I'm currently not nearly as interested in writing about running. This could be because I've not raced since Thanksgiving.

I'm currently not interested in writing about Court Square Tavern because I've already said pretty much everything I need to say about it, and I'm still in the same basic situation of wanting to quit but not being able to do so.

I'm not interested in writing about my personal feelings or my bouts with depression. I was for so long, and credit keeping this blog with keeping me positive in the last few months.

I'm not interested in writing about my love life, something I've never really done on this blog. There are a lot of great stories, but they are private ones best left for friends in email or over conversations at the tavern.

It's a shame, in a way, because life as a single man in his late thirties is fairly amusing and interesting. I never expected my life would be like this.

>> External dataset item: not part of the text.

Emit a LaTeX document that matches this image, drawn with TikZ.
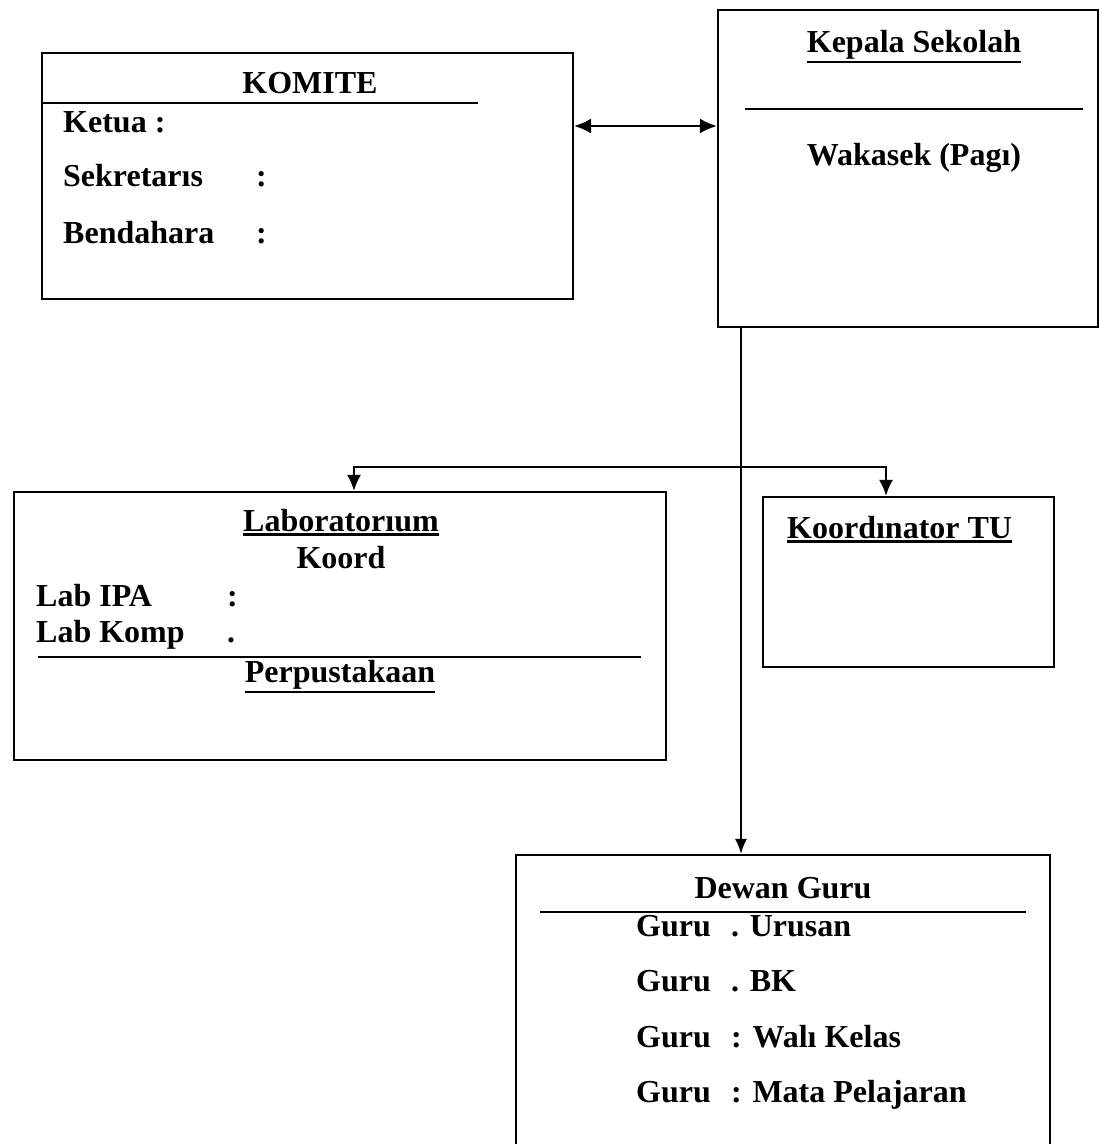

I am interested in writing about being a father who doesn't live with this children. I have them at my house one day a week. The rest of the time, they live with their mothers. My children are the most important people in the world to me, and I have grown accustomed to not having them around every day. If I pause for a moment and think about this for too long, the notes of depression's siren song begin to sound.

I'd like to write more about what I see on a day to day basis as I go about my life here in Charlottesville. I'd like to capture little vignettes as a way of exercising my observational skills.

But at the moment, I can't seem to recall anything I've learned today. I had one of the most nerve-wracking days at work, trying to write a story but not quite knowing what form it was going to take. Now the story is done and I'm listening to a woman explain her support for a particular project for the Crozet area. I'll write this story up tomorrow for work but for now I'm just listening to what she has to say. I'll sort through all of that tomorrow.

For tonight, I lack focus. I'm ready to be off work and doing something that is not sitting in an auditorium at a public meeting. This will not happen for at least another two hours.

But hey, first blog post of the year down, right? That's got to count for something.